An examination of Charlotte Bronte's will, which was proved at York by
her husband in 1855, suggested an easy way out of the difficulty. I made
up my mind to try and see Mr. Nicholls. I had heard of his
disinclination to be in any way associated with the controversy which had
gathered round his wife for all these years; but I wrote to him
nevertheless, and received a cordial invitation to visit him in his Irish
home.

It was exactly forty years to a day after Charlotte died--March 31st,
1895--when I alighted at the station in a quiet little town in the centre
of Ireland, to receive the cordial handclasp of the man into whose
keeping Charlotte Bronte had given her life. It was one of many visits,
and the beginning of an interesting correspondence. Mr. Nicholls placed
all the papers in his possession in my hands. They were more varied and
more abundant than I could possibly have anticipated. They included MSS.
of childhood, of which so much has been said, and stories of adult life,
one fragment indeed being later than the _Emma_ which appeared in the
_Cornhill Magazine_ for 1856, with a note by Thackeray. Here were the
letters Charlotte Bronte had written to her brother and to her sisters
during her second sojourn in Brussels--to 'Dear Branwell' and 'Dear E.
J.,' as she calls Emily--letters even to handle will give a thrill to the
Bronte enthusiast. Here also were the love-letters of Maria Branwell to
her lover Patrick Bronte, which are referred to in Mrs.
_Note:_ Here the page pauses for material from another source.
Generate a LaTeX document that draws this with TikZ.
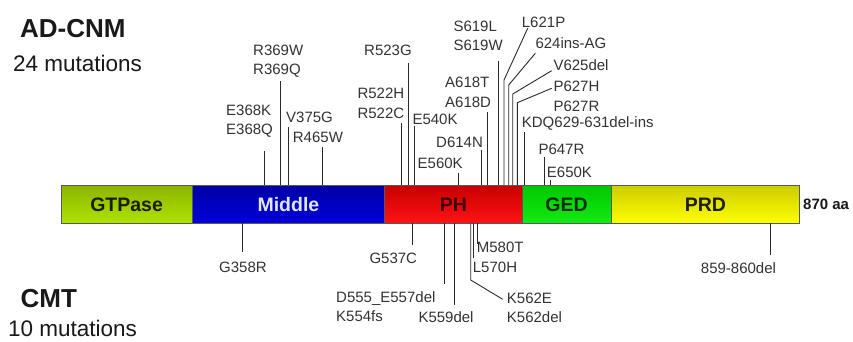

Gaskell's
biography, but have never hitherto been printed.

'The four small scraps of Emily and Anne's manuscript,' writes Mr.
Nicholls, 'I found in the small box I send you; the others I found in
the bottom of a cupboard tied up in a newspaper, where they had lain
for nearly thirty years, and where, had it not been for your visit,
they must have remained during my lifetime, and most likely
afterwards have been destroyed.'

Some slight extracts from Bronte letters in _Macmillan's Magazine_,
signed 'E. Balmer Williams,' brought me into communication with a gifted
daughter of Mr. W. S. Williams. Mrs. Williams and her husband generously
placed the whole series of these letters of Charlotte Bronte to their
father at my disposal. It was of some of these letters that Mrs. Gaskell
wrote in enthusiastic terms when she had read them, and she was only
permitted to see a few. Then I have to thank Mr. Joshua Taylor, the
nephew of Miss Mary Taylor, for permission to publish his aunt's letters.
Mr. James Taylor, again, who wanted to marry Charlotte Bronte, and who
died twenty years afterwards in Bombay, left behind him a bundle of
letters which I found in the possession of a relative in the north of
London. {25} I discovered through a letter addressed to Miss Nussey that
the 'Brussels friend' referred to by Mrs. Gaskell was a Miss Laetitia
Wheelwright, and I determined to write to all the Wheelwrights in the
London Directory. My first effort succeeded, and _the_ Miss Wheelwright
kindly lent me all the letters that she had preserved. It is scarcely
possible that time will reveal many more unpublished letters from the
author of _Jane Eyre_. Several of those already in print are forgeries,
and I have actually seen a letter addressed from Paris, a city which Miss
Bronte never visited. I have the assurance of Dr. Heger of Brussels that
Miss Bronte's correspondence with his father no longer exists. In any
case one may safely send forth this little book with the certainty that
it is a fairly complete collection of Charlotte Bronte's correspondence,
and that it is altogether a valuable revelation of a singularly
interesting personality. Steps will be taken henceforth, it may be
added, to vindicate Mr. Nicholls's rights in whatever may still remain of
his wife's unpublished correspondence.